Drankoreksiya vakaları önce ABD ve Avrupa’da fark edildi. Şimdi de benzerleri Türkiye’de görülmeye başlandı. Aslında “drankoreksiya” tıbbi bir terim değil. Şimdilik konmuş bir isim. Sosyal davranışların kamufle ettiği sorunda, beslenme bozukluğuna bir süre sonra alkol bağımlılığı da ekleniyor. 4-5 yıldır adı konmaya başlanan drankoreksiyaya metropollerdeki sosyal hayatın da zemin hazırladığı düşünülüyor. Malum çalışmanın da etkisiyle sosyal hayat geç saatlere, eğlence merkezlerine kayıyor. Karşılıklı muhabbet ve yemeklerde yaşanan beraberliklerin yerini daha kalabalık, birbirini çok da tanımayan gruplardan oluşan toplantı ve topluluklara bırakıyor. Beslenme uzmanı Dilek Işık, “Bu ortamlarda yemekten çok içki içiliyor. Özellikle genç kadınların derdi kilo almamak. Öğünlerin yerine alkolü koyuyor. Tıpkı anoreksik davranışta olduğu gibi ince kalarak sosyal kabul görmek istiyor. Ama farkında olmadan bedenine zarar veriyor” diyor.
KADINLARDA 3 KAT DAHA SIK
Bu yeni olgularla ilgili henüz çok fazla araştırma yok. Ancak eldekiler ve klinik gözlemler drankoreksiyanın kadınlarda erkeklere göre 3 kat daha sık görüldüğünü söylüyor. Işık, “Genellikle potansiyel alkolikler ve estetik kaygısı yüksek genç kadınlarda rastlıyoruz. Maalesef çok kere kendileri bile yaşadıkları sorunun farkında olmuyor” diyor.

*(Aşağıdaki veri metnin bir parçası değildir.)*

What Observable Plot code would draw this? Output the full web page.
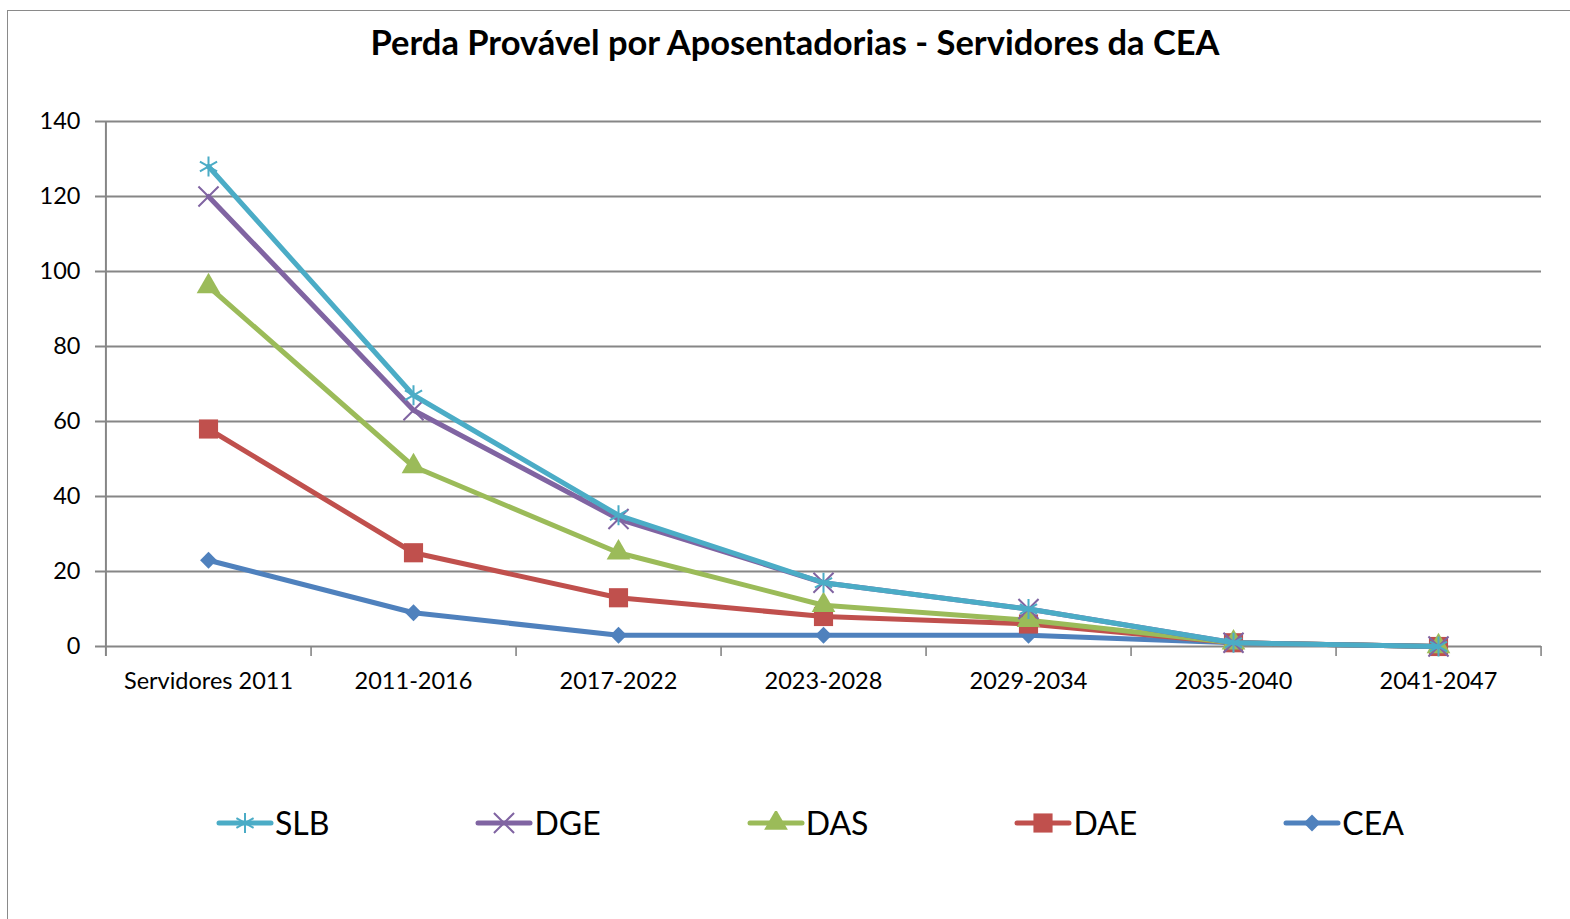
<!DOCTYPE html>
<html>
<head>
<meta charset="utf-8">
<script src="https://cdn.jsdelivr.net/npm/d3@7"></script>
<script src="https://cdn.jsdelivr.net/npm/@observablehq/plot@0.6"></script>
<style>
  html, body { margin: 0; padding: 0; background: #fff; }
  body { font-family: Lato, "Open Sans", sans-serif; }
  #wrap { position: relative; width: 1570px; height: 919px; overflow: hidden; }
  #frame { position: absolute; left: 7px; top: 10px; width: 1580px; height: 1000px; border-left: 1.5px solid #8a8a8a; border-top: 1.5px solid #8a8a8a; }
  #title { position: absolute; left: 0; top: 21px; width: 1590px; text-align: center; font-weight: bold; font-size: 34.5px; color: #000; }
  #chart { position: absolute; left: 0; top: 0; }
  #legend { position: absolute; top: 803px; left: 216px; display: flex; gap: 146px; }
  .item { display: flex; align-items: center; font-size: 32px; color: #000; }
  .item svg { margin-right: 1px; }
</style>
</head>
<body>
<div id="wrap">
  <div id="frame"></div>
  <div id="title">Perda Provável por Aposentadorias - Servidores da CEA</div>
  <div id="chart"></div>
  <div id="legend"></div>
</div>
<script>
const categories = ["Servidores 2011", "2011-2016", "2017-2022", "2023-2028", "2029-2034", "2035-2040", "2041-2047"];
const seriesNames = ["SLB", "DGE", "DAS", "DAE", "CEA"];
const SLB = [128, 67, 35, 17, 10, 1, 0];
const DGE = [120, 63, 34, 17, 10, 1, 0];
const DAS = [96, 48, 25, 11, 7, 1, 0];
const DAE = [58, 25, 13, 8, 6, 1, 0];
const CEA = [23, 9, 3, 3, 3, 1, 0];
const yTicks = [0, 20, 40, 60, 80, 100, 120, 140];

const seriesValues = {SLB, DGE, DAS, DAE, CEA};
const colors = {SLB: "#4BACC6", DGE: "#8064A2", DAS: "#9BBB59", DAE: "#C0504D", CEA: "#4F81BD"};
const symbols = {SLB: "asterisk", DGE: "times", DAS: "triangle", DAE: "square", CEA: "diamond2"};
const radii = {SLB: 9.4, DGE: 9.2, DAS: 8.8, DAE: 10.8, CEA: 7.6};
const strokeSym = {SLB: true, DGE: true};

const W = 1570, H = 760, mL = 105, mR = 29, mT = 121, mB = 114;
const step = (W - mL - mR) / categories.length;
const drawOrder = ["CEA", "DAE", "DAS", "DGE", "SLB"];

const marks = [
  Plot.ruleY(yTicks, {y: d => d, stroke: "#868686", strokeWidth: 2, insetLeft: -10}),
  Plot.ruleX([categories[0]], {x: d => d, y1: 140, y2: 0, dx: -step / 2, stroke: "#868686", strokeWidth: 2, insetBottom: -10}),
  Plot.ruleX(categories, {x: d => d, y1: 0, y2: 0, dx: step / 2, stroke: "#868686", strokeWidth: 1.6, insetBottom: -10}),
  Plot.axisY(yTicks, {tickSize: 0, tickPadding: 25, fontSize: 23.5, label: null, tickFormat: d => d}),
  Plot.axisX(categories, {tickSize: 0, tickPadding: 26, fontSize: 23.5, label: null})
];
for (const s of drawOrder) {
  const data = categories.map((c, i) => ({c, v: seriesValues[s][i]}));
  marks.push(Plot.line(data, {x: "c", y: "v", stroke: colors[s], strokeWidth: 5, strokeLinejoin: "round", strokeLinecap: "round"}));
  marks.push(Plot.dot(data, strokeSym[s]
    ? {x: "c", y: "v", symbol: symbols[s], r: radii[s], stroke: colors[s], strokeWidth: 2, fill: "none"}
    : {x: "c", y: "v", symbol: symbols[s], r: radii[s], fill: colors[s], stroke: "none"}));
}

const chart = Plot.plot({
  width: W, height: H,
  marginLeft: mL, marginRight: mR, marginTop: mT, marginBottom: mB,
  style: {fontFamily: "Lato, 'Open Sans', sans-serif", color: "#000", background: "transparent"},
  x: {type: "point", domain: categories, padding: 0.5, axis: null},
  y: {domain: [0, 140], axis: null},
  marks
});
document.getElementById("chart").appendChild(chart);

// legend
const legend = d3.select("#legend");
for (const s of seriesNames) {
  const item = legend.append("div").attr("class", "item");
  const sv = item.append("svg").attr("width", 58).attr("height", 24);
  sv.append("line").attr("x1", 3).attr("x2", 55).attr("y1", 12).attr("y2", 12)
    .attr("stroke", colors[s]).attr("stroke-width", 5).attr("stroke-linecap", "round");
  const symType = {asterisk: d3.symbolAsterisk, times: d3.symbolTimes, triangle: d3.symbolTriangle, square: d3.symbolSquare, diamond2: d3.symbolDiamond2}[symbols[s]];
  const p = sv.append("path").attr("transform", "translate(29,12)")
    .attr("d", d3.symbol(symType, Math.PI * radii[s] * radii[s])());
  if (strokeSym[s]) p.attr("fill", "none").attr("stroke", colors[s]).attr("stroke-width", 2);
  else p.attr("fill", colors[s]);
  item.append("span").text(s);
}
</script>
</body>
</html>
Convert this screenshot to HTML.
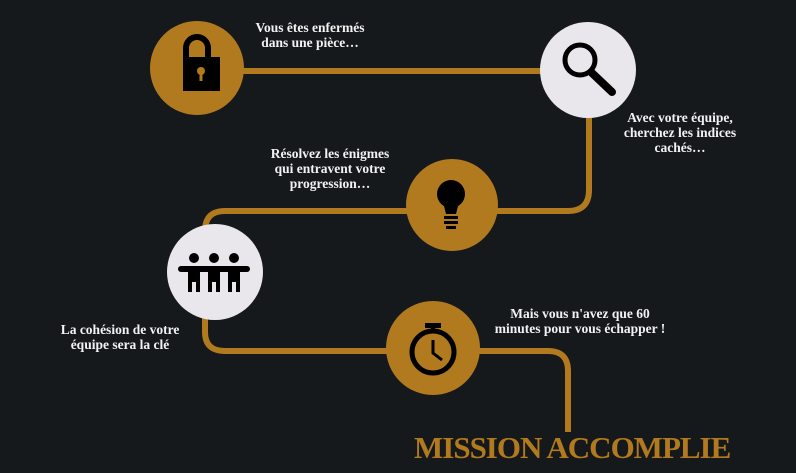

Konuyla uğraşan uzmanlar drankoreksiyayı çok ciddiye alıyor. Çünkü bilişsel, davranışsal ve fiziksel sonuçlarının yanı sıra ciddi bir yeme bozukluğu şekli olabileceğini söylüyorlar. Işık “Yeterli beslenmeme ve çok miktarlarda alkol vücutta kalıcı organ hasarları ve sağlıkproblemlerine neden olabilir. Konsantrasyon, öğrenme ve karar vermeyle ilgili sorunlar da dahil olmak üzere kısa ve uzun vadeli, bilişsel sorunlara yol açabilir. Bütün bunlara ek olarak, yanlış yemek ve çok fazla alkol tüketimi alkol zehirlenmesi, uyuşturucu bağımlılığı ve kronik hastalıkların tetikleyicisi de olabilir” uyarılarında bulunuyor.
KÖKEN PSİKİYATRİK
Bu yeni tablo hem yaşayanın hem de uzmanların gözünden kolayca kaçabiliyor. Çünkü kişinin yemek yemeden ciddi miktarda alkol tüketmesi, yaşamındaki sosyal bir süreç gibi algılanabiliyor. Işık, “Diğer yeme bozukluklarında olduğu gibi bu sorunun da psikiyatri uzmanlarıyla birlikte değerlendirilmesi gerektiğini düşünüyor” diyor.